The following example is our final code. It declares a pointer that points to the address of a float and then uses it to dynamically allocate an array of pointers. Afterwards it then "reallocates" the memory using realloc(). For variety we make each successive allocations one element longer than the previous one.

#include <stdlib.h>

int main() {
  int m, n;
  float **p = NULL; // This will become the array of pointers

  printf("How many vectors?\n");
  scanf("%d", &m);

  p = xmalloc(m * sizeof *p); // Allocate the array of pointers

   printf("Size of each vector?\n");
  scanf("%d", &n);    // Find the row size

  for (int i = 0; i < m; ++i)
    p[i] = xmalloc(n * sizeof *p[i]); // Allocate rows

  p[0][1] = 3.14159;
  // Use p for something 

  printf("New size of first vector?\n");
  scanf("%d", &n);

  // For variety we are making the vectors different sizes
  for (int i = 0; i < m; ++i)
    p[i] = realloc(p[i], (n+i) * sizeof *p[i]);

  // Do something else

  return 0;
}

Step through this code

Freeing the array: allocating and freeing data often has a required order

In this example there was no need to explicitly free the memory as it is freed when the program finished, at the return from main(). Had we needed to free it we would have used the following code:

  for (int i = 0; i < m; ++i)
    free(p[i]);
  free(p);

This code is quite careful in the order it carries out allocations and calls to free(): it frees the unwanted rows first and then frees of the array of pointers. This is quite a common occurrence:

Calls to malloc() and free() are frequently in the reverse order.

Compare the above code's memory map with that of a true two-dimensional array.

Differences from true multi-dimensional arrays

We saw in the previous lecture that a true two-dimensional MxN array was one continuous block of M*N values accessed from a single memory address.
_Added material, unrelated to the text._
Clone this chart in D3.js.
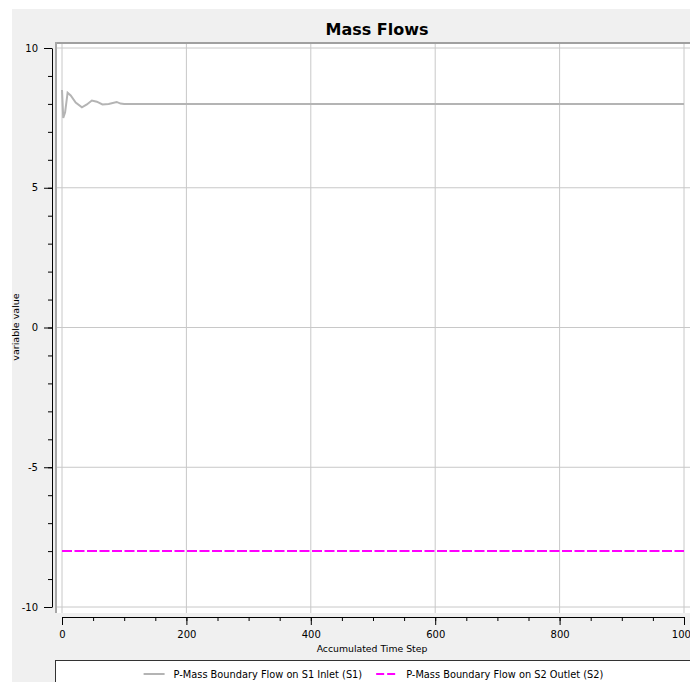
<!DOCTYPE html>
<html>
<head>
<meta charset="utf-8">
<script src="https://cdn.jsdelivr.net/npm/d3@7"></script>
<style>
  body { margin: 0; background: #fff; }
  svg { display: block; }
  .tick text { font-family: "DejaVu Sans", sans-serif; font-size: 10px; fill: #000; }
</style>
</head>
<body>
<div id="chart"></div>
<script>
// data
const seriesNames = ['P-Mass Boundary Flow on S1 Inlet (S1)', 'P-Mass Boundary Flow on S2 Outlet (S2)'];
const stepsS1 = [0, 2, 5, 9, 14, 22, 32, 40, 48, 56, 65, 75, 88, 94, 100, 1000];
const valuesS1 = [8.5, 7.5, 7.7, 8.4, 8.3, 8.05, 7.88, 7.98, 8.12, 8.08, 7.98, 8.0, 8.07, 8.01, 8.0, 8.0];
const stepsS2 = [0, 1000];
const valuesS2 = [-8, -8];
const xTicks = [0, 200, 400, 600, 800, 1000];
const yTicks = [-10, -5, 0, 5, 10];

const width = 690;
const height = 682;
const plot = { left: 55, top: 42, bottom: 613 };

const svg = d3.select('#chart').append('svg')
  .attr('width', width)
  .attr('height', height);

// grey panel
svg.append('rect')
  .attr('x', 12).attr('y', 9)
  .attr('width', width).attr('height', height)
  .attr('fill', '#f0f0f0');

const xScale = d3.scaleLinear().domain([0, 1000]).range([62, 684]);
const yScale = d3.scaleLinear().domain([-10, 10]).range([607, 48]);

// plain number labels ("-10", "1000")
const fmt = d => String(d);

// plot area
svg.append('rect')
  .attr('x', plot.left).attr('y', plot.top)
  .attr('width', width - plot.left).attr('height', plot.bottom - plot.top)
  .attr('fill', '#fff');

// grid
svg.append('g').selectAll('line').data(xTicks).enter().append('line')
  .attr('x1', d => xScale(d)).attr('x2', d => xScale(d))
  .attr('y1', plot.top).attr('y2', plot.bottom)
  .attr('stroke', '#c8c8c8').attr('stroke-width', 1);
svg.append('g').selectAll('line').data(yTicks).enter().append('line')
  .attr('x1', plot.left).attr('x2', width)
  .attr('y1', d => yScale(d)).attr('y2', d => yScale(d))
  .attr('stroke', '#c8c8c8').attr('stroke-width', 1);

// plot borders
svg.append('line').attr('x1', plot.left).attr('x2', width)
  .attr('y1', plot.top + 1).attr('y2', plot.top + 1)
  .attr('stroke', '#a0a0a0').attr('stroke-width', 2);
svg.append('line').attr('x1', plot.left + 1).attr('x2', plot.left + 1)
  .attr('y1', plot.top).attr('y2', plot.bottom)
  .attr('stroke', '#a8a8a8').attr('stroke-width', 2);

// series
const s1 = stepsS1.map((s, i) => [s, valuesS1[i]]);
const s2 = stepsS2.map((s, i) => [s, valuesS2[i]]);
const line = d3.line().x(d => xScale(d[0])).y(d => yScale(d[1]));

svg.append('path').datum(s1)
  .attr('d', line)
  .attr('fill', 'none')
  .attr('stroke', '#b4b4b4')
  .attr('stroke-width', 2);

svg.append('path').datum(s2)
  .attr('d', line)
  .attr('fill', 'none')
  .attr('stroke', '#ff00ff')
  .attr('stroke-width', 2)
  .attr('stroke-dasharray', '10,2.5');

// y axis
svg.append('g')
  .attr('transform', 'translate(52,0)')
  .call(d3.axisLeft(yScale).tickValues(d3.range(-10, 11, 1)).tickSize(4).tickFormat('').tickSizeOuter(0))
  .call(g => g.select('.domain').remove())
  .call(g => g.selectAll('.tick line').attr('stroke', '#000'));
svg.append('g')
  .attr('transform', 'translate(52,0)')
  .call(d3.axisLeft(yScale).tickValues(yTicks).tickFormat(fmt).tickSizeInner(8).tickSizeOuter(0).tickPadding(6))
  .call(g => g.selectAll('.tick text').attr('font-family', null).attr('font-size', null));

// x axis
svg.append('g')
  .attr('transform', 'translate(0,617)')
  .call(d3.axisBottom(xScale).tickValues(d3.range(0, 1001, 50)).tickSize(4).tickFormat('').tickSizeOuter(0))
  .call(g => g.select('.domain').remove());
svg.append('g')
  .attr('transform', 'translate(0,617)')
  .call(d3.axisBottom(xScale).tickValues(xTicks).tickFormat(fmt).tickSizeInner(8).tickSizeOuter(0).tickPadding(6))
  .call(g => g.selectAll('.tick text').attr('font-family', null).attr('font-size', null));

// title and axis labels
svg.append('text')
  .attr('x', 377).attr('y', 35)
  .attr('text-anchor', 'middle')
  .style('font-family', 'DejaVu Sans, sans-serif')
  .style('font-weight', 'bold')
  .style('font-size', '16px')
  .text('Mass Flows');

svg.append('text')
  .attr('x', 372).attr('y', 652)
  .attr('text-anchor', 'middle')
  .style('font-family', 'DejaVu Sans, sans-serif')
  .style('font-size', '9.3px')
  .text('Accumulated Time Step');

svg.append('text')
  .attr('transform', 'rotate(-90)')
  .attr('x', -327).attr('y', 19)
  .attr('text-anchor', 'middle')
  .style('font-family', 'DejaVu Sans, sans-serif')
  .style('font-size', '9.5px')
  .text('variable value');

// legend
svg.append('rect')
  .attr('x', 55.5).attr('y', 660.5)
  .attr('width', 700).attr('height', 60)
  .attr('fill', '#fff')
  .attr('stroke', '#333');

const legendStyles = [
  { color: '#b4b4b4', dash: null },
  { color: '#ff00ff', dash: '8,3' }
];
const legend = svg.append('g');
const items = legend.selectAll('g').data(seriesNames).enter().append('g');
items.append('line')
  .attr('x1', 0).attr('x2', 21)
  .attr('y1', 0).attr('y2', 0)
  .attr('stroke', (d, i) => legendStyles[i].color)
  .attr('stroke-width', 2)
  .attr('stroke-dasharray', (d, i) => legendStyles[i].dash);
items.append('text')
  .attr('x', 30).attr('y', 4)
  .style('font-family', 'DejaVu Sans, sans-serif')
  .style('font-size', '9.8px')
  .text(d => d);

let offs = [];
let total = 0;
items.each(function(d, i) {
  const w = 30 + this.querySelector('text').getComputedTextLength();
  offs.push(total);
  total += w + (i < seriesNames.length - 1 ? 14 : 0);
});
const startX = 373.5 - total / 2;
items.attr('transform', (d, i) => `translate(${startX + offs[i]},674)`);
</script>
</body>
</html>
This pseudo-array is a little more complicated: we have a single pointer pointing to an array of 3 pointers each pointing to a separate block of floats with each block a different length.
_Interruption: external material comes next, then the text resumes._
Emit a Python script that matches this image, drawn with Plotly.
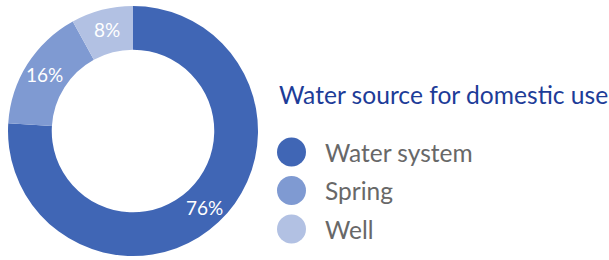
import math
import plotly.graph_objects as go

labels = ["Water system", "Spring", "Well"]
values = [76, 16, 8]
colors = ["#4066B5", "#7F9AD2", "#B2C1E3"]
title_text = "Water source for domestic use"

W, H = 609, 260
FONT = "Lato, 'Open Sans', sans-serif"

# pie geometry (pixels)
PCX, PCY, PR = 133, 131, 125
HOLE = 0.65

fig = go.Figure()
fig.add_trace(go.Pie(
    labels=labels, values=values, sort=False, direction="clockwise", rotation=0,
    hole=HOLE, marker=dict(colors=colors, line=dict(width=0)),
    textinfo="none",
    domain=dict(x=[(PCX - PR) / W, (PCX + PR) / W], y=[1 - (PCY + PR) / H, 1 - (PCY - PR) / H]),
    showlegend=False, hoverinfo="label+percent",
))

annotations = []
# percent labels at the middle of each slice, mid-ring
total = sum(values)
cum = 0
rmid = PR * (1 + HOLE) / 2 + 2
for v in values:
    frac_mid = (cum + v / 2) / total
    cum += v
    ang = 2 * math.pi * frac_mid
    x = PCX + rmid * math.sin(ang)
    y = PCY - rmid * math.cos(ang)
    annotations.append(dict(
        x=x / W, y=1 - y / H, xref="paper", yref="paper", xanchor="center", yanchor="middle",
        text=f"{round(100 * v / total)}%", showarrow=False,
        font=dict(size=19, color="white", family=FONT),
    ))

annotations.append(dict(
    x=277 / W, y=1 - 94 / H, xref="paper", yref="paper", xanchor="left", yanchor="middle",
    text=title_text, showarrow=False, font=dict(size=24.6, color="#1D3C98", family=FONT),
))
shapes = []
row_y = [152, 190.5, 229]
r = 14.5
cx = 291.5
for lab, col, yy in zip(labels, colors, row_y):
    shapes.append(dict(
        type="circle", xref="paper", yref="paper",
        x0=(cx - r) / W, x1=(cx + r) / W, y0=1 - (yy + r) / H, y1=1 - (yy - r) / H,
        fillcolor=col, line=dict(width=0),
    ))
    annotations.append(dict(
        x=323 / W, y=1 - yy / H, xref="paper", yref="paper", xanchor="left", yanchor="middle",
        text=lab, showarrow=False, font=dict(size=24.5, color="#686868", family=FONT),
    ))

fig.update_layout(
    width=W, height=H, margin=dict(l=0, r=0, t=0, b=0),
    paper_bgcolor="white", plot_bgcolor="white",
    shapes=shapes, annotations=annotations,
)
fig.write_html("out.html", config={"displayModeBar": False},
               post_script="document.body.style.margin='0';")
As we stated earlier, the good news is that we can access them both via the same x[j][k] notation but that does not mean they are the same thing.

A true two-dimensional MxN array is one continuous block of M*N values accessed from a single memory address. A two-dimensional pseudo-array has a separate block of data for vector, accessed via pointers.

Passing them to functions

Because two dimensional true arrays and pseudo arrays are different things it's not possible to write a single function that can accept either. The prototypes for functions accepting these are:

// Function accepting a true two-dimensional array
void matfun(int n, int m, float ar[][m]);

// Function accepting a two-dimensional pseudo-array
void pseudofun(int n, int m, float **pseudo);

Here we have implicitly assumed the rows of our pseudo-array are all of the same length so we were able to pass just two numbers, m and n, to enable our function to loop over it. But what if all the rows were of different lenghts?

The real work is in keeping track

No high-level functions

Much like in our discussions of ordinary, declared arrays the system does not provide anything in the way of high-level functions to help us keep track of memory:

• There is no standard way of getting a list of what allocations have been made.
• There is no standard way of finding out the size of any individual allocation.
• There is no standard way of knowing if an address is that of a declared or dynamically allocated array.

The three functions malloc(), realloc() and free() are therefore very simple to use and in one sense there is nothing more to know about them. In practice the real work is in keeping track of how many chucks of memory we have allocated and how long they are. There are a number of methods of doing this, some of which we will meet in later lectures.